Tom Adelstein writes "This story starts off singing the praises of the Government Open Code Collaborative, then reminds the reader: you discover that it has built one more bureaucracy to oversee its existing bureaucracy, with oversight over the new bureaucracy. Have you ever heard the cliche about prisoners running the asylum? Well, this gated and restrictive open-source government repository fits."

4 of 76 comments (clear)

  1. The good link... by leonmergen · · Score: 2, Informative

    ... go to www.gocc.gov instead - they apparantly don't know how to set DNS servers at the government, and require a www. in front... :)

    --
    - Leon Mergen
    http://www.solatis.com
  2. Re:Is it me, or... by Eldav · · Score: 5, Informative

    No slashdotting here... The URL in the article is wrong, it should read http://www.gocc.gov (a Plone site BTW) instead of http://gocc.org.
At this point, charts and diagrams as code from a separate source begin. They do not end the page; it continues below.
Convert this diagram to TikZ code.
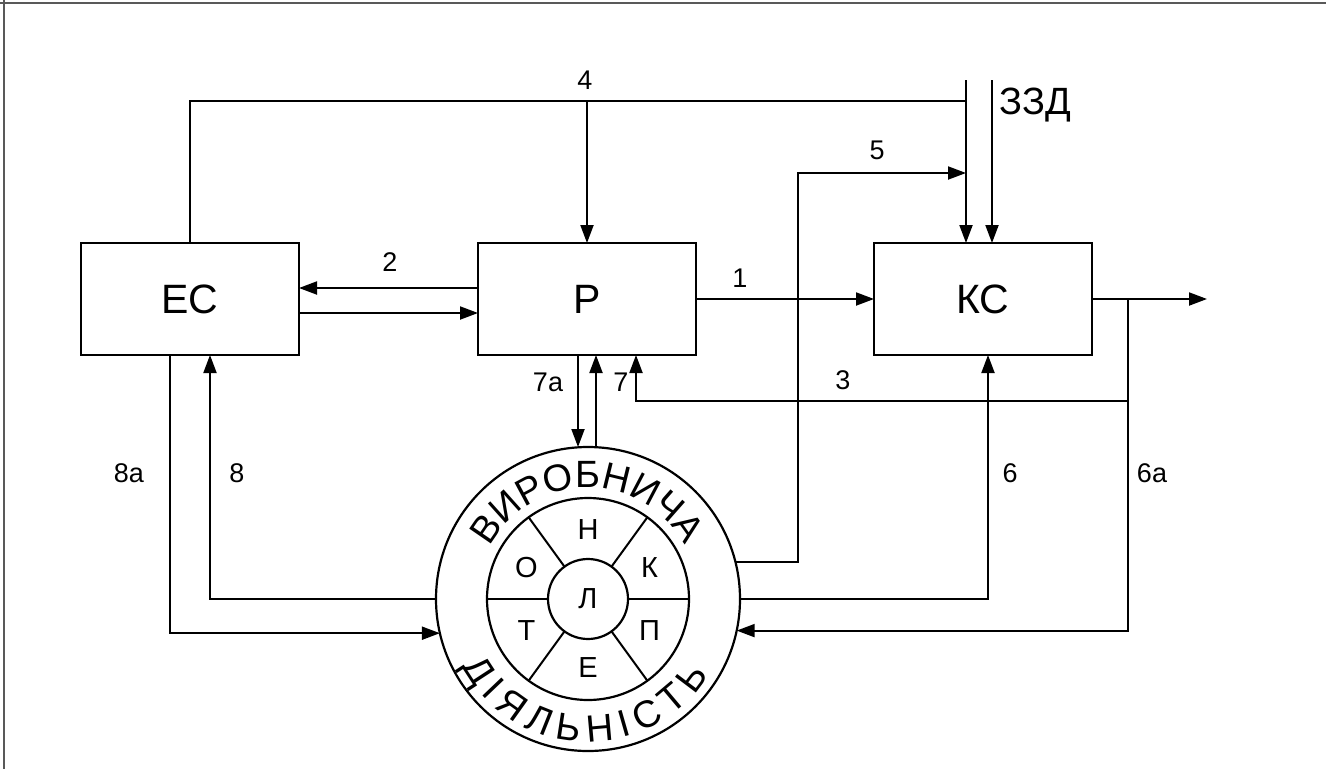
\documentclass[tikz,border=0pt]{standalone}
\usepackage{fontspec}
\setmainfont{Liberation Sans}
\usetikzlibrary{arrows.meta, decorations.text}

\newcommand\blokfont{\fontsize{41}{45}\selectfont}
\newcommand\mitkafont{\fontsize{27}{30}\selectfont}
\newcommand\kilcefont{\fontsize{38}{42}\selectfont}
\newcommand\sektorfont{\fontsize{29}{32}\selectfont}

\begin{document}
\begin{tikzpicture}[
        x=1pt, y=1pt,
        blok/.style={rectangle, draw, line width=2.2pt, minimum width=218pt, minimum height=112pt, outer sep=0pt, font=\blokfont},
        kolo/.style={circle, draw, line width=2.2pt, inner sep=0pt, outer sep=0pt},
        mitka/.style={font=\mitkafont, inner sep=1pt},
        litera/.style={font=\sektorfont, inner sep=0pt},
        liniya/.style={line width=2pt},
        strilka/.style={-{Triangle[length=18pt, width=13pt]}, line width=2pt}
    ]
    \useasboundingbox (0,0) rectangle (1326,-769);
    % Scan frame
    \draw[line width=2pt, black!65] (0,-3) -- (1326,-3);
    \draw[line width=2pt, black!65] (4,0) -- (4,-769);
%
    % Blocks
    \node[blok] (ES) at (190,-299) {ЕС};
    \node[blok] (P) at (587,-299) {Р};
    \node[blok] (KS) at (983,-299) {КС};
%
    % Production activity
    \node[kolo, minimum size=304pt] (vd) at (588,-599) {};
    \node[kolo, minimum size=202pt] (ser) at (vd.center) {};
    \node[kolo, minimum size=80pt, font=\sektorfont] (L) at (vd.center) {Л};
    \foreach \k in {0,54,126,180,234,306}
        \draw[liniya] (L.\k) -- (ser.\k);
    \begin{scope}[shift={(vd.center)}]
        \foreach \kut/\lit/\im in {90/Н/n, 27/К/k, -27/П/p, 270/Е/e, 207/Т/t, 153/О/o}
            \node[litera] (s\im) at (\kut:69) {\lit};
        \path[decorate, decoration={text along path, text format delimiters={|}{|},
            text={|\kilcefont|ВИРОБНИЧА}, text align=fit to path}]
            (152:111) arc[start angle=152, end angle=29, radius=111];
        \path[decorate, decoration={text along path, text format delimiters={|}{|},
            text={|\kilcefont|ДІЯЛЬНІСТЬ}, text align=fit to path}]
            (208:143) arc[start angle=208, end angle=328, radius=143];
    \end{scope}
%
    % Helper points
    \coordinate (v1) at (966,-80);
    \coordinate (v2) at (992,-80);
    \coordinate (h4) at (190,-101);
    \coordinate (h5) at (798,-173);
    \coordinate (rozg) at (1128,-299);
    \coordinate (h3) at (1128,-401);
    \coordinate (vyh) at (1207,-299);
%
    % Arrows
    \draw[liniya] (ES.north) |- (h4 -| v1);
    \draw[strilka] (h4 -| P.north) -- (P.north);
    \draw[strilka] (v1) -- (v1 |- KS.north);
    \draw[strilka] (v2) -- (v2 |- KS.north);
    \draw[strilka] (vd.14) -| (h5) -- (h5 -| v1);
    \draw[strilka] ([yshift=11]P.west) -- ([yshift=11]P.west -| ES.east);
    \draw[strilka] ([yshift=-14]ES.east) -- ([yshift=-14]ES.east -| P.west);
    \draw[strilka] (P.east) -- (KS.west);
    \draw[strilka] (KS.east) -- (vyh);
    \draw[strilka] (rozg) |- (vd.-12.5);
    \draw[strilka] (h3) -| ([xshift=49]P.south);
    \draw[strilka] (vd.east) -| ([xshift=5]KS.south);
    \draw[strilka] ([xshift=-9]P.south) -- ([xshift=-9]P.south |- vd.north);
    \draw[strilka] ([xshift=9]P.south |- vd.north) -- ([xshift=9]P.south);
    \draw[strilka] ([xshift=-20]ES.south) |- (vd.-167.5);
    \draw[strilka] (vd.west) -| ([xshift=20]ES.south);
%
    % Labels
    \node[mitka] (m4) at (585,-80) {4};
    \node[mitka] (m5) at (877,-150) {5};
    \node[mitka] (m2) at (390,-262) {2};
    \node[mitka] (m1) at (740,-278) {1};
    \node[mitka] (m3) at (843,-380) {3};
    \node[mitka] (m7a) at (548,-382) {7а};
    \node[mitka] (m7) at (621,-382) {7};
    \node[mitka] (m8a) at (129,-473) {8а};
    \node[mitka] (m8) at (237,-473) {8};
    \node[mitka] (m6) at (1010,-473) {6};
    \node[mitka] (m6a) at (1152,-473) {6а};
    \node[font=\kilcefont, anchor=base west, inner sep=0pt] (zzd) at (999,-114) {ЗЗД};
\end{tikzpicture}
\end{document}
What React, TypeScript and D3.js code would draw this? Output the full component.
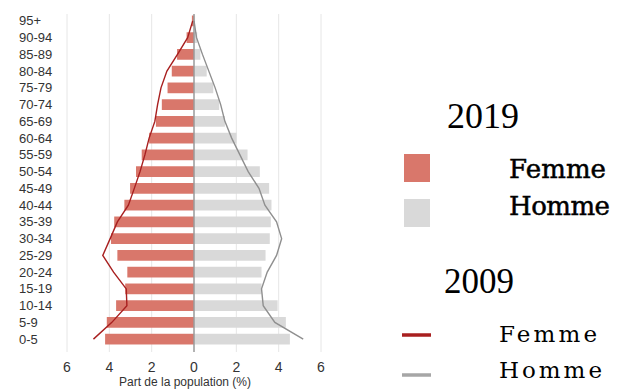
import React from "react";
import * as d3 from "d3";

const ageGroups = ["95+", "90-94", "85-89", "80-84", "75-79", "70-74", "65-69", "60-64", "55-59", "50-54", "45-49", "40-44", "35-39", "30-34", "25-29", "20-24", "15-19", "10-14", "5-9", "0-5"];
const female2019 = [0.1, 0.35, 0.8, 1.05, 1.25, 1.52, 1.8, 2.12, 2.47, 2.74, 3.02, 3.29, 3.77, 3.92, 3.62, 3.15, 3.25, 3.68, 4.12, 4.2];
const male2019 = [0.05, 0.15, 0.3, 0.6, 0.91, 1.19, 1.46, 2.01, 2.53, 3.11, 3.55, 3.66, 3.63, 3.58, 3.38, 3.19, 3.19, 3.95, 4.34, 4.53];
const female2009 = [0.06, 0.3, 0.78, 1.28, 1.56, 1.72, 1.85, 2.12, 2.32, 2.55, 2.82, 3.1, 3.62, 3.96, 4.31, 3.8, 3.2, 3.17, 3.88, 4.75];
const male2009 = [0.0, 0.12, 0.4, 0.7, 1.0, 1.26, 1.46, 1.78, 2.17, 2.56, 3.07, 3.35, 3.9, 4.14, 3.9, 3.46, 3.19, 3.27, 3.82, 5.16];
const xTicks = [-6, -4, -2, 0, 2, 4, 6];
const axisTitle = "Part de la population (%)";
const legendYears = ["2019", "2009"];
const legendLabels = ["Femme", "Homme"];

const W = 618;
const H = 390;

export default function App() {
  const x = d3.scaleLinear().domain([-6, 6]).range([67, 321]);
  const y = d3.scaleBand<string>().domain(ageGroups).range([12.5, 347.5]).paddingInner(0.36).paddingOuter(0.18);
  const yc = (a: string) => (y(a) as number) + y.bandwidth() / 2;

  const femaleLine = d3.line<number>().x((v) => x(-v)).y((_, i) => yc(ageGroups[i]));
  const maleLine = d3.line<number>().x((v) => x(v)).y((_, i) => yc(ageGroups[i]));

  const sans = "'Liberation Sans', Arial, sans-serif";
  const serif = "'Liberation Serif', 'Times New Roman', serif";
  const wideSerif = "'DejaVu Serif', serif";

  return (
    <div style={{ position: "absolute", left: 0, top: 0 }}>
      <svg width={W} height={H} style={{ display: "block", background: "#fff" }}>
        {xTicks.filter((t) => t !== 0).map((t) => (
          <line key={"g" + t} x1={x(t)} x2={x(t)} y1={14} y2={352} stroke="#e6e6e6" strokeWidth={1} />
        ))}
        {ageGroups.map((a, i) => (
          <g key={a}>
            <rect x={x(-female2019[i])} y={y(a)} width={x(0) - x(-female2019[i])} height={y.bandwidth()} fill="#d9776b" />
            <rect x={x(0)} y={y(a)} width={x(male2019[i]) - x(0)} height={y.bandwidth()} fill="#d9d9d9" />
            <text x={19} y={yc(a)} dy="0.35em" fontFamily={sans} fontSize={13} fill="#333">{a}</text>
          </g>
        ))}
        <line x1={x(0)} x2={x(0)} y1={14} y2={352} stroke="#9a9a9a" strokeWidth={1.5} />
        <path d={femaleLine(female2009) || ""} fill="none" stroke="#a81f1f" strokeWidth={1.4} />
        <path d={maleLine(male2009) || ""} fill="none" stroke="#8f8f8f" strokeWidth={1.4} />
        {xTicks.map((t) => (
          <text key={"t" + t} x={x(t)} y={372} textAnchor="middle" fontFamily={sans} fontSize={14} fill="#333">{Math.abs(t)}</text>
        ))}
        <text x={185} y={386} textAnchor="middle" fontFamily={sans} fontSize={12} fill="#333">{axisTitle}</text>

        {/* Legend 2019 */}
        <text x={447} y={128} fontFamily={serif} fontSize={36} fill="#000">{legendYears[0]}</text>
        <rect x={404} y={154} width={26} height={28} fill="#d9776b" />
        <rect x={404} y={199} width={26} height={28} fill="#d9d9d9" />
        <text x={509} y={178} fontFamily={wideSerif} fontSize={26} fill="#000" stroke="#000" strokeWidth={0.5} textLength={97} lengthAdjust="spacing">{legendLabels[0]}</text>
        <text x={509} y={215} fontFamily={wideSerif} fontSize={26} fill="#000" stroke="#000" strokeWidth={0.5} textLength={101} lengthAdjust="spacing">{legendLabels[1]}</text>

        {/* Legend 2009 */}
        <text x={444} y={293} fontFamily={serif} fontSize={35} fill="#000">{legendYears[1]}</text>
        <line x1={402} x2={431} y1={335} y2={335} stroke="#a81f1f" strokeWidth={3.5} />
        <line x1={402} x2={431} y1={375} y2={375} stroke="#a6a6a6" strokeWidth={3.5} />
        <text x={499} y={342} fontFamily={wideSerif} fontSize={23} fill="#000" textLength={98} lengthAdjust="spacing">{legendLabels[0]}</text>
        <text x={499} y={378} fontFamily={wideSerif} fontSize={23} fill="#000" textLength={103} lengthAdjust="spacing">{legendLabels[1]}</text>
      </svg>
    </div>
  );
}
  3. Re:Hmmm.. by jacksonj04 · · Score: 3, Informative

    Not really all that offtopic...

    The 'software' I looked at had bits in the blurbs about "To be released Summer 2004" and "Available September 2004". Now, tell me if my clock is wrong, but aren't they like 3 months behind there?

    --
    How many people can read hex if only you and dead people can read hex?
  4. another example of "openness" by jonwil · · Score: 2, Informative

    this site
    http://www.nas.nasa.gov/Research/Software/
    has some cool looking stuff available.
    But you have to jump through hoops to get it.

    In fact, I think that there will always be a problem with "US government" and "open source" at the same time, specifically that the government doesnt want stuff it writes internally (or has written for it by a contractor and owns copyright for) released to people, organizations and countries on that list of "people, organizations and countries we dont like right now" that it has somewhere. (the one places like cuba & iran and people like bin laden are on) because those people, organizations or countries might use this unspecified code to do unspecified "bad things".

    Its the same thinking as to why there are still encryption export regulations in the US right now.